The less obvious part is how to teach my children what I would have taught them over the next twenty years.  They are too young now to have those conversation.  All parents want to teach their children right from wrong, what we think is important, and how to deal with the challenges life will bring.  We also want them to know some stories from our own lives, often as a way to teach how to lead theirs. my desire to do that led me to give a “last lecture” at Carnegie Mellon University.

These lectures are routinely videotaped.  I knew what I was doing that day.  Under the ruse of giving an academic lecture, I was trying to put myself in a bottle that would one day wash up on the beach for my children.  If I were a painter, I would have painted for them.  If I were a musician, I would have composed music.  But I am a lecturer.  So I lectured.

I lectured about the joy of life, about how much I appreciated life, even with so little of my own left.  I talked about honesty, integrity, gratitude, and other things I hold dear.  And I tried very hard not to be boring.

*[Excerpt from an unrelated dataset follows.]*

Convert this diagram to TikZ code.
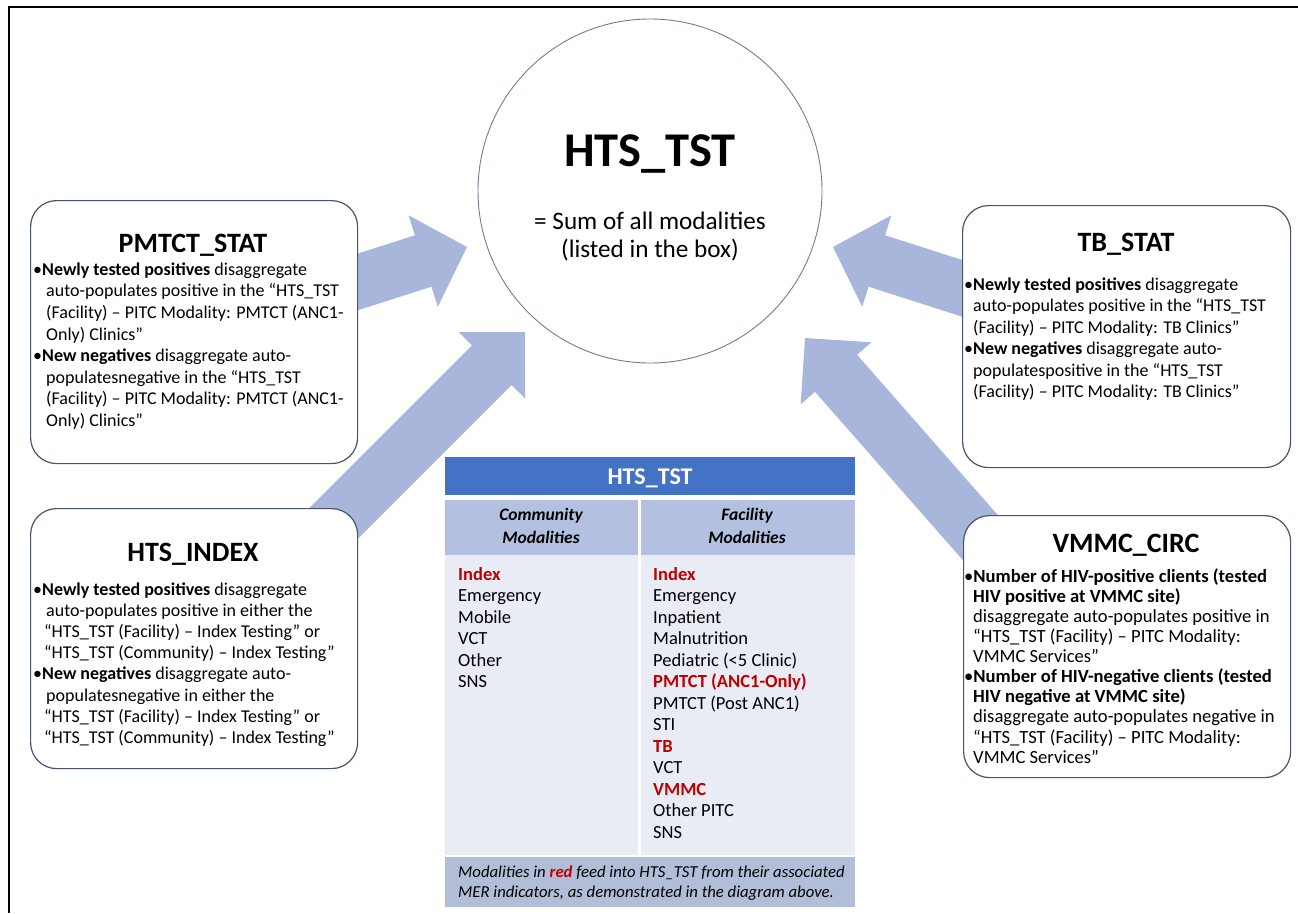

This book is a way for me to continue what I began on stage.  Because time is precious, and I want to spend all that I can with my kids, I asked Jeffrey Zaslow for help.  Each day, I ride my bike around my neighborhood, getting exercise crucial for my health.  On fifty-three long bike rides, I spoke to Jeff on my cell-phone headset.  He then spent countless hours helping to turn my stories — I suppose we could call them fifty-three “lectures”  —into the book that follows.

We knew right from the start: None of this is a replacement for a living parent.  But engineering isn’t about perfect solutions; it’s about doing the best you can with limited resources.  Both the lecture and this book are my attempts to do exactly that.